==== PROVIDED MATERIAL

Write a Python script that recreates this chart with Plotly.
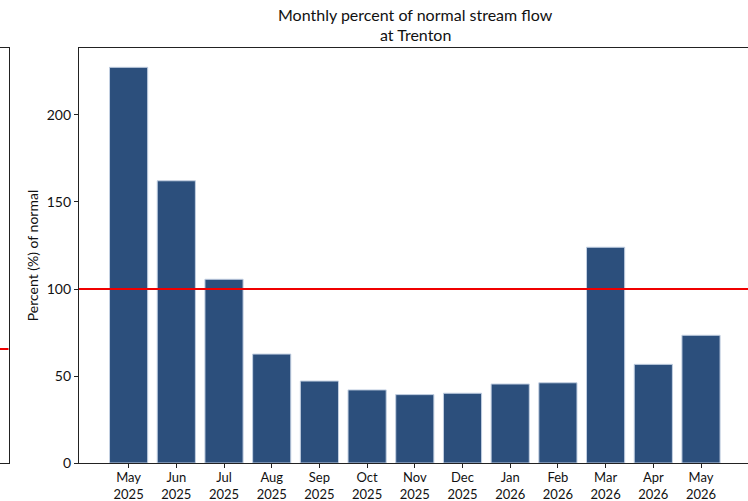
import plotly.graph_objects as go

months = ["May<br>2025", "Jun<br>2025", "Jul<br>2025", "Aug<br>2025", "Sep<br>2025",
          "Oct<br>2025", "Nov<br>2025", "Dec<br>2025", "Jan<br>2026", "Feb<br>2026",
          "Mar<br>2026", "Apr<br>2026", "May<br>2026"]
percent_normal = [227.4, 162.2, 105.6, 62.6, 47.1, 42.0, 39.3, 40.1, 45.4, 46.1, 124.0, 56.7, 73.4]
normal_ref = 100
y_ticks = [0, 50, 100, 150, 200]
title_lines = ["Monthly percent of normal stream flow", "at Trenton"]

W, H = 748, 501
FONT = "Lato, Open Sans, sans-serif"
idx = list(range(len(months)))

fig = go.Figure()
fig.add_trace(go.Bar(
    x=idx, y=percent_normal, width=0.8,
    marker=dict(color="#2c4f7c", line=dict(color="#c3d0e2", width=1)),
    xaxis="x", yaxis="y", showlegend=False, hoverinfo="y",
))
fig.add_trace(go.Scatter(
    x=[-2, len(months) + 1], y=[normal_ref, normal_ref], mode="lines",
    line=dict(color="#f00000", width=1.8), xaxis="x", yaxis="y",
    showlegend=False, hoverinfo="skip",
))
fig.add_trace(go.Scatter(
    x=[-1, 2], y=[normal_ref, normal_ref], mode="lines",
    line=dict(color="#f00000", width=1.8), xaxis="x2", yaxis="y2",
    showlegend=False, hoverinfo="skip",
))

title_x = (79 + 751) / 2 / W
for i, line in enumerate(title_lines):
    fig.add_annotation(text=line, xref="paper", yref="paper",
                       x=title_x, xanchor="center",
                       y=1 + (33 - 19 * i) / (H - 48 - 38), yanchor="middle",
                       showarrow=False, font=dict(family=FONT, size=16, color="#111111"))

fig.update_layout(
    width=W, height=H,
    margin=dict(l=0, r=0, t=48, b=38, autoexpand=False),
    plot_bgcolor="white", paper_bgcolor="white",
    font=dict(family=FONT, size=14, color="#111111"),
    xaxis=dict(
        domain=[79 / W, 1], range=[-1.04, -1.04 + (W - 79) / 47.7],
        tickmode="array", tickvals=idx, ticktext=months, automargin=False,
        showline=True, linecolor="#222222", linewidth=1.2, mirror=True,
        ticks="outside", ticklen=4, tickcolor="#222222", ticklabelstandoff=-2,
        showgrid=False, zeroline=False, tickfont=dict(size=13),
    ),
    yaxis=dict(
        domain=[0, 1], range=[0, 238.5], automargin=False,
        tickmode="array", tickvals=y_ticks,
        showline=True, linecolor="#222222", linewidth=1.2,
        ticks="outside", ticklen=4, tickcolor="#222222",
        showgrid=False, zeroline=False, tickfont=dict(size=14),
        title=dict(text="Percent (%) of normal", standoff=4, font=dict(size=14)),
    ),
    xaxis2=dict(
        domain=[0, 8.5 / W], range=[0, 1], anchor="y2", automargin=False,
        showline=True, linecolor="#222222", linewidth=1.2, mirror=True,
        showticklabels=False, ticks="", showgrid=False, zeroline=False,
    ),
    yaxis2=dict(
        domain=[0, 1], range=[0, 364], anchor="x2", side="right", automargin=False,
        showline=True, linecolor="#222222", linewidth=1.2,
        showticklabels=False, ticks="", showgrid=False, zeroline=False,
    ),
)

fig.write_html("out.html", config={"displayModeBar": False},
               post_script="document.body.style.margin='0';document.body.style.overflow='hidden';")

========

**TO DO:**
Drop the images and repeat the data exactly.

**RESULT OF THIS TASK:**
Write a Python script that recreates this chart with Plotly.
import plotly.graph_objects as go

months = ["May<br>2025", "Jun<br>2025", "Jul<br>2025", "Aug<br>2025", "Sep<br>2025",
          "Oct<br>2025", "Nov<br>2025", "Dec<br>2025", "Jan<br>2026", "Feb<br>2026",
          "Mar<br>2026", "Apr<br>2026", "May<br>2026"]
percent_normal = [227.4, 162.2, 105.6, 62.6, 47.1, 42.0, 39.3, 40.1, 45.4, 46.1, 124.0, 56.7, 73.4]
normal_ref = 100
y_ticks = [0, 50, 100, 150, 200]
title_lines = ["Monthly percent of normal stream flow", "at Trenton"]

W, H = 748, 501
FONT = "Lato, Open Sans, sans-serif"
idx = list(range(len(months)))

fig = go.Figure()
fig.add_trace(go.Bar(
    x=idx, y=percent_normal, width=0.8,
    marker=dict(color="#2c4f7c", line=dict(color="#c3d0e2", width=1)),
    xaxis="x", yaxis="y", showlegend=False, hoverinfo="y",
))
fig.add_trace(go.Scatter(
    x=[-2, len(months) + 1], y=[normal_ref, normal_ref], mode="lines",
    line=dict(color="#f00000", width=1.8), xaxis="x", yaxis="y",
    showlegend=False, hoverinfo="skip",
))
fig.add_trace(go.Scatter(
    x=[-1, 2], y=[normal_ref, normal_ref], mode="lines",
    line=dict(color="#f00000", width=1.8), xaxis="x2", yaxis="y2",
    showlegend=False, hoverinfo="skip",
))

title_x = (79 + 751) / 2 / W
for i, line in enumerate(title_lines):
    fig.add_annotation(text=line, xref="paper", yref="paper",
                       x=title_x, xanchor="center",
                       y=1 + (33 - 19 * i) / (H - 48 - 38), yanchor="middle",
                       showarrow=False, font=dict(family=FONT, size=16, color="#111111"))

fig.update_layout(
    width=W, height=H,
    margin=dict(l=0, r=0, t=48, b=38, autoexpand=False),
    plot_bgcolor="white", paper_bgcolor="white",
    font=dict(family=FONT, size=14, color="#111111"),
    xaxis=dict(
        domain=[79 / W, 1], range=[-1.04, -1.04 + (W - 79) / 47.7],
        tickmode="array", tickvals=idx, ticktext=months, automargin=False,
        showline=True, linecolor="#222222", linewidth=1.2, mirror=True,
        ticks="outside", ticklen=4, tickcolor="#222222", ticklabelstandoff=-2,
        showgrid=False, zeroline=False, tickfont=dict(size=13),
    ),
    yaxis=dict(
        domain=[0, 1], range=[0, 238.5], automargin=False,
        tickmode="array", tickvals=y_ticks,
        showline=True, linecolor="#222222", linewidth=1.2,
        ticks="outside", ticklen=4, tickcolor="#222222",
        showgrid=False, zeroline=False, tickfont=dict(size=14),
        title=dict(text="Percent (%) of normal", standoff=4, font=dict(size=14)),
    ),
    xaxis2=dict(
        domain=[0, 8.5 / W], range=[0, 1], anchor="y2", automargin=False,
        showline=True, linecolor="#222222", linewidth=1.2, mirror=True,
        showticklabels=False, ticks="", showgrid=False, zeroline=False,
    ),
    yaxis2=dict(
        domain=[0, 1], range=[0, 364], anchor="x2", side="right", automargin=False,
        showline=True, linecolor="#222222", linewidth=1.2,
        showticklabels=False, ticks="", showgrid=False, zeroline=False,
    ),
)

fig.write_html("out.html", config={"displayModeBar": False},
               post_script="document.body.style.margin='0';document.body.style.overflow='hidden';")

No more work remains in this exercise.